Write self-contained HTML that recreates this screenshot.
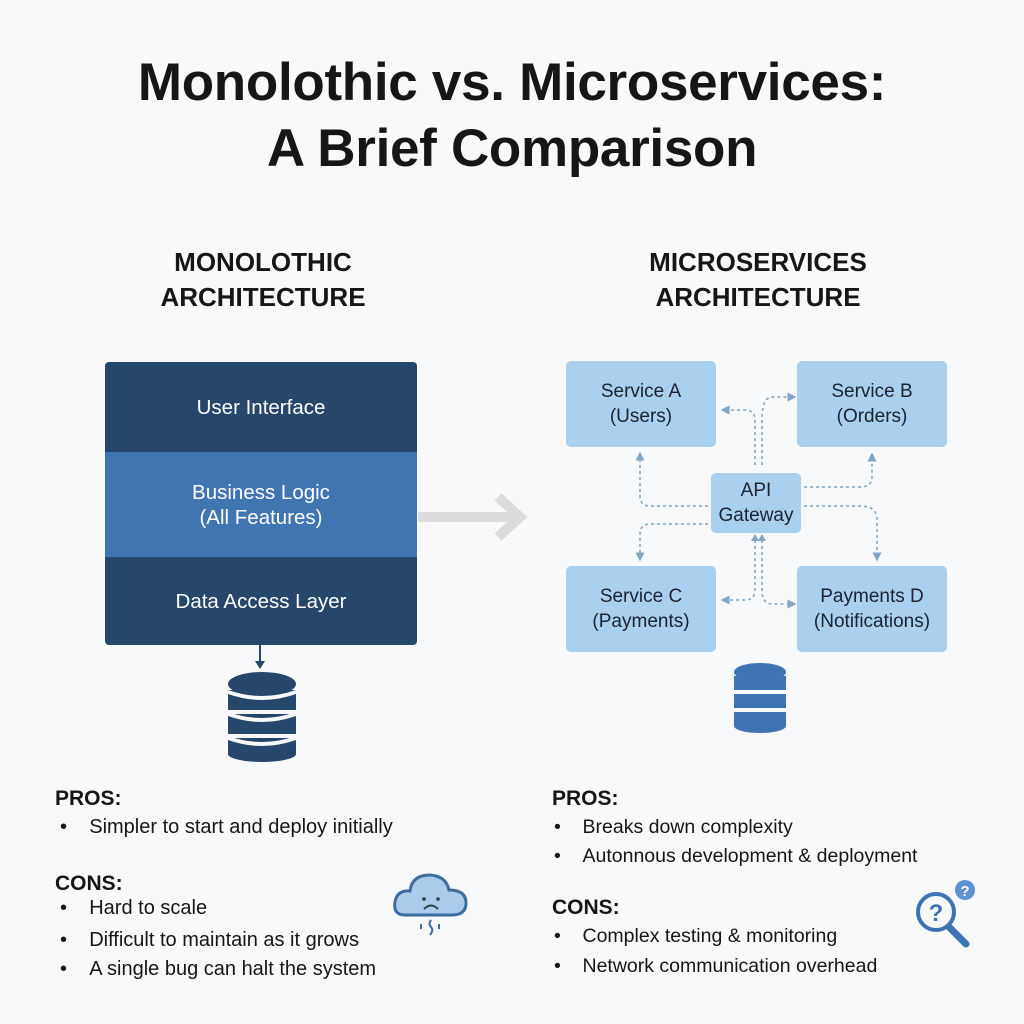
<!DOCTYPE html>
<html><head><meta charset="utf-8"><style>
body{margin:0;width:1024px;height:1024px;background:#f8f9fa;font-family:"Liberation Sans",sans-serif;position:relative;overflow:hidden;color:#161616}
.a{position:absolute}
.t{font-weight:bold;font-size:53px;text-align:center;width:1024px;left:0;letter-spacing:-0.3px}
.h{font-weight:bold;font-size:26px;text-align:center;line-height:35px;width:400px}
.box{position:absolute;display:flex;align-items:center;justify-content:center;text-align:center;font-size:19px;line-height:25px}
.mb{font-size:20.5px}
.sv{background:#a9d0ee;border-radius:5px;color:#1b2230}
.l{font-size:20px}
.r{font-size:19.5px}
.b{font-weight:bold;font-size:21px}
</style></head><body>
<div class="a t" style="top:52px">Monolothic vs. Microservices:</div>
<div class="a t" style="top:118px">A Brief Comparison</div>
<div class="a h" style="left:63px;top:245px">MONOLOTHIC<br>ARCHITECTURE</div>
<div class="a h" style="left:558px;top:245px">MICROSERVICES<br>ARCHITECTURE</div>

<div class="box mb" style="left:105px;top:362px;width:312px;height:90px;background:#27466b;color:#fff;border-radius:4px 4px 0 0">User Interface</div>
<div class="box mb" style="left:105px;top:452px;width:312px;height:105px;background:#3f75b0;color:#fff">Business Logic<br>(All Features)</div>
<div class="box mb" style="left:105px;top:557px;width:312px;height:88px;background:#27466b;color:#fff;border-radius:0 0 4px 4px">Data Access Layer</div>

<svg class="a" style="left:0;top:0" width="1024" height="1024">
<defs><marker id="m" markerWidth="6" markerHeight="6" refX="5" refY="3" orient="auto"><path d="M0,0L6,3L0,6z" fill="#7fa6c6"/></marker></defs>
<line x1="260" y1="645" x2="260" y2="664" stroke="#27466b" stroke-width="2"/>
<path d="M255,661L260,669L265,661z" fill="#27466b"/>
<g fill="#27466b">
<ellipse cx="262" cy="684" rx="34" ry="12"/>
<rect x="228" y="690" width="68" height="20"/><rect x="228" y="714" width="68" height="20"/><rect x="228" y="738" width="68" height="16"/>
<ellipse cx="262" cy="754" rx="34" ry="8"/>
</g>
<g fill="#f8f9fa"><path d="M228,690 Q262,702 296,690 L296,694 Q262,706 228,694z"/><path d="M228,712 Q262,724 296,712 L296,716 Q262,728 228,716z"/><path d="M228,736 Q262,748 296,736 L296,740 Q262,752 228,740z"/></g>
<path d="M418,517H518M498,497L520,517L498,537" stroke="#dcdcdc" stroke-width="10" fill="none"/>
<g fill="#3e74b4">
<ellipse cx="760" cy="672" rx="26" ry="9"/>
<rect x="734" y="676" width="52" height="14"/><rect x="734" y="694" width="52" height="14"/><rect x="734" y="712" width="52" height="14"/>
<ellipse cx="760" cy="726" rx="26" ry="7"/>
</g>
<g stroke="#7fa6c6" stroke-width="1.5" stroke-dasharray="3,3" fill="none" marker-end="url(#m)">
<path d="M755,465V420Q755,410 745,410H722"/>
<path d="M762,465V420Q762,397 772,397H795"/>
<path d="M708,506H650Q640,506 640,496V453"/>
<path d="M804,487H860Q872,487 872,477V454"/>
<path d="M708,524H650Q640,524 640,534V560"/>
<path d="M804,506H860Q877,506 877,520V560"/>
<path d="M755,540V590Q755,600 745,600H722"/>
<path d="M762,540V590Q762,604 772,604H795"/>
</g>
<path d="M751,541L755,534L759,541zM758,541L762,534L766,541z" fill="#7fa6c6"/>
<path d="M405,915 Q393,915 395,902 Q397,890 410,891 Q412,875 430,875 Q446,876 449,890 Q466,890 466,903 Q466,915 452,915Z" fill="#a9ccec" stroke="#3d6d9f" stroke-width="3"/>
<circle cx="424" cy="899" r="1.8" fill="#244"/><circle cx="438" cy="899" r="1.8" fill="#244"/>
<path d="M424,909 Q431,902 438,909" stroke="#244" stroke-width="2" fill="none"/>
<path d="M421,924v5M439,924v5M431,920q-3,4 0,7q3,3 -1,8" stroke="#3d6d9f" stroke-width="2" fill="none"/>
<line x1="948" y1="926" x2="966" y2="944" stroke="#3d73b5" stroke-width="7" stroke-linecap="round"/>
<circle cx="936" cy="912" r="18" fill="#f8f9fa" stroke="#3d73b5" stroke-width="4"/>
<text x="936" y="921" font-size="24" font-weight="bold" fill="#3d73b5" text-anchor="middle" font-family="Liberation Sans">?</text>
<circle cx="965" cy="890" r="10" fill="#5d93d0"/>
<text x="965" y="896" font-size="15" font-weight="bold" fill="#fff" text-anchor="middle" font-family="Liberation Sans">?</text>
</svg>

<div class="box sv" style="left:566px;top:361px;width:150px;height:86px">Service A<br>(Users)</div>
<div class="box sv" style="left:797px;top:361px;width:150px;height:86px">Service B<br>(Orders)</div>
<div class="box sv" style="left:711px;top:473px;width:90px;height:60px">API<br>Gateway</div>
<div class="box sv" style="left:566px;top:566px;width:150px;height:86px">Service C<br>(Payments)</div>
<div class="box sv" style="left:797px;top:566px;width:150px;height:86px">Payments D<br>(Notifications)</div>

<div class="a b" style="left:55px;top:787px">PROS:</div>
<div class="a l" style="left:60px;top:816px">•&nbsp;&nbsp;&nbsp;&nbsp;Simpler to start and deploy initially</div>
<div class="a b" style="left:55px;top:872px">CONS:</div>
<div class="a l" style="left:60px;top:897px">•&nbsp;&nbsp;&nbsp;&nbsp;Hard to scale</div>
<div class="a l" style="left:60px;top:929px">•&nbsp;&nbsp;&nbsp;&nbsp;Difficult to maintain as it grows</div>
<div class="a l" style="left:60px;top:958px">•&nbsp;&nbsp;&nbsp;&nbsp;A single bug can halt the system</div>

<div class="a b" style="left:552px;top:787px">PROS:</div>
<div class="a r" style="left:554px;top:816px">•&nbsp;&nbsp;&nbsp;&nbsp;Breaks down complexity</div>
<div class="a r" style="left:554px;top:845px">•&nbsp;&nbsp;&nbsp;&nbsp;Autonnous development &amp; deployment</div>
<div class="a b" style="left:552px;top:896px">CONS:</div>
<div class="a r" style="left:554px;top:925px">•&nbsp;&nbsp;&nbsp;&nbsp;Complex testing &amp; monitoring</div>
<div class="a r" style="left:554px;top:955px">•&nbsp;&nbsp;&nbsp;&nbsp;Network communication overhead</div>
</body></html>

Given instruction → Do not copy the pictures, but repeat every line exactly.

Response to the exercise →
Write self-contained HTML that recreates this screenshot.
<!DOCTYPE html>
<html><head><meta charset="utf-8"><style>
body{margin:0;width:1024px;height:1024px;background:#f8f9fa;font-family:"Liberation Sans",sans-serif;position:relative;overflow:hidden;color:#161616}
.a{position:absolute}
.t{font-weight:bold;font-size:53px;text-align:center;width:1024px;left:0;letter-spacing:-0.3px}
.h{font-weight:bold;font-size:26px;text-align:center;line-height:35px;width:400px}
.box{position:absolute;display:flex;align-items:center;justify-content:center;text-align:center;font-size:19px;line-height:25px}
.mb{font-size:20.5px}
.sv{background:#a9d0ee;border-radius:5px;color:#1b2230}
.l{font-size:20px}
.r{font-size:19.5px}
.b{font-weight:bold;font-size:21px}
</style></head><body>
<div class="a t" style="top:52px">Monolothic vs. Microservices:</div>
<div class="a t" style="top:118px">A Brief Comparison</div>
<div class="a h" style="left:63px;top:245px">MONOLOTHIC<br>ARCHITECTURE</div>
<div class="a h" style="left:558px;top:245px">MICROSERVICES<br>ARCHITECTURE</div>

<div class="box mb" style="left:105px;top:362px;width:312px;height:90px;background:#27466b;color:#fff;border-radius:4px 4px 0 0">User Interface</div>
<div class="box mb" style="left:105px;top:452px;width:312px;height:105px;background:#3f75b0;color:#fff">Business Logic<br>(All Features)</div>
<div class="box mb" style="left:105px;top:557px;width:312px;height:88px;background:#27466b;color:#fff;border-radius:0 0 4px 4px">Data Access Layer</div>

<svg class="a" style="left:0;top:0" width="1024" height="1024">
<defs><marker id="m" markerWidth="6" markerHeight="6" refX="5" refY="3" orient="auto"><path d="M0,0L6,3L0,6z" fill="#7fa6c6"/></marker></defs>
<line x1="260" y1="645" x2="260" y2="664" stroke="#27466b" stroke-width="2"/>
<path d="M255,661L260,669L265,661z" fill="#27466b"/>
<g fill="#27466b">
<ellipse cx="262" cy="684" rx="34" ry="12"/>
<rect x="228" y="690" width="68" height="20"/><rect x="228" y="714" width="68" height="20"/><rect x="228" y="738" width="68" height="16"/>
<ellipse cx="262" cy="754" rx="34" ry="8"/>
</g>
<g fill="#f8f9fa"><path d="M228,690 Q262,702 296,690 L296,694 Q262,706 228,694z"/><path d="M228,712 Q262,724 296,712 L296,716 Q262,728 228,716z"/><path d="M228,736 Q262,748 296,736 L296,740 Q262,752 228,740z"/></g>
<path d="M418,517H518M498,497L520,517L498,537" stroke="#dcdcdc" stroke-width="10" fill="none"/>
<g fill="#3e74b4">
<ellipse cx="760" cy="672" rx="26" ry="9"/>
<rect x="734" y="676" width="52" height="14"/><rect x="734" y="694" width="52" height="14"/><rect x="734" y="712" width="52" height="14"/>
<ellipse cx="760" cy="726" rx="26" ry="7"/>
</g>
<g stroke="#7fa6c6" stroke-width="1.5" stroke-dasharray="3,3" fill="none" marker-end="url(#m)">
<path d="M755,465V420Q755,410 745,410H722"/>
<path d="M762,465V420Q762,397 772,397H795"/>
<path d="M708,506H650Q640,506 640,496V453"/>
<path d="M804,487H860Q872,487 872,477V454"/>
<path d="M708,524H650Q640,524 640,534V560"/>
<path d="M804,506H860Q877,506 877,520V560"/>
<path d="M755,540V590Q755,600 745,600H722"/>
<path d="M762,540V590Q762,604 772,604H795"/>
</g>
<path d="M751,541L755,534L759,541zM758,541L762,534L766,541z" fill="#7fa6c6"/>
<path d="M405,915 Q393,915 395,902 Q397,890 410,891 Q412,875 430,875 Q446,876 449,890 Q466,890 466,903 Q466,915 452,915Z" fill="#a9ccec" stroke="#3d6d9f" stroke-width="3"/>
<circle cx="424" cy="899" r="1.8" fill="#244"/><circle cx="438" cy="899" r="1.8" fill="#244"/>
<path d="M424,909 Q431,902 438,909" stroke="#244" stroke-width="2" fill="none"/>
<path d="M421,924v5M439,924v5M431,920q-3,4 0,7q3,3 -1,8" stroke="#3d6d9f" stroke-width="2" fill="none"/>
<line x1="948" y1="926" x2="966" y2="944" stroke="#3d73b5" stroke-width="7" stroke-linecap="round"/>
<circle cx="936" cy="912" r="18" fill="#f8f9fa" stroke="#3d73b5" stroke-width="4"/>
<text x="936" y="921" font-size="24" font-weight="bold" fill="#3d73b5" text-anchor="middle" font-family="Liberation Sans">?</text>
<circle cx="965" cy="890" r="10" fill="#5d93d0"/>
<text x="965" y="896" font-size="15" font-weight="bold" fill="#fff" text-anchor="middle" font-family="Liberation Sans">?</text>
</svg>

<div class="box sv" style="left:566px;top:361px;width:150px;height:86px">Service A<br>(Users)</div>
<div class="box sv" style="left:797px;top:361px;width:150px;height:86px">Service B<br>(Orders)</div>
<div class="box sv" style="left:711px;top:473px;width:90px;height:60px">API<br>Gateway</div>
<div class="box sv" style="left:566px;top:566px;width:150px;height:86px">Service C<br>(Payments)</div>
<div class="box sv" style="left:797px;top:566px;width:150px;height:86px">Payments D<br>(Notifications)</div>

<div class="a b" style="left:55px;top:787px">PROS:</div>
<div class="a l" style="left:60px;top:816px">•&nbsp;&nbsp;&nbsp;&nbsp;Simpler to start and deploy initially</div>
<div class="a b" style="left:55px;top:872px">CONS:</div>
<div class="a l" style="left:60px;top:897px">•&nbsp;&nbsp;&nbsp;&nbsp;Hard to scale</div>
<div class="a l" style="left:60px;top:929px">•&nbsp;&nbsp;&nbsp;&nbsp;Difficult to maintain as it grows</div>
<div class="a l" style="left:60px;top:958px">•&nbsp;&nbsp;&nbsp;&nbsp;A single bug can halt the system</div>

<div class="a b" style="left:552px;top:787px">PROS:</div>
<div class="a r" style="left:554px;top:816px">•&nbsp;&nbsp;&nbsp;&nbsp;Breaks down complexity</div>
<div class="a r" style="left:554px;top:845px">•&nbsp;&nbsp;&nbsp;&nbsp;Autonnous development &amp; deployment</div>
<div class="a b" style="left:552px;top:896px">CONS:</div>
<div class="a r" style="left:554px;top:925px">•&nbsp;&nbsp;&nbsp;&nbsp;Complex testing &amp; monitoring</div>
<div class="a r" style="left:554px;top:955px">•&nbsp;&nbsp;&nbsp;&nbsp;Network communication overhead</div>
</body></html>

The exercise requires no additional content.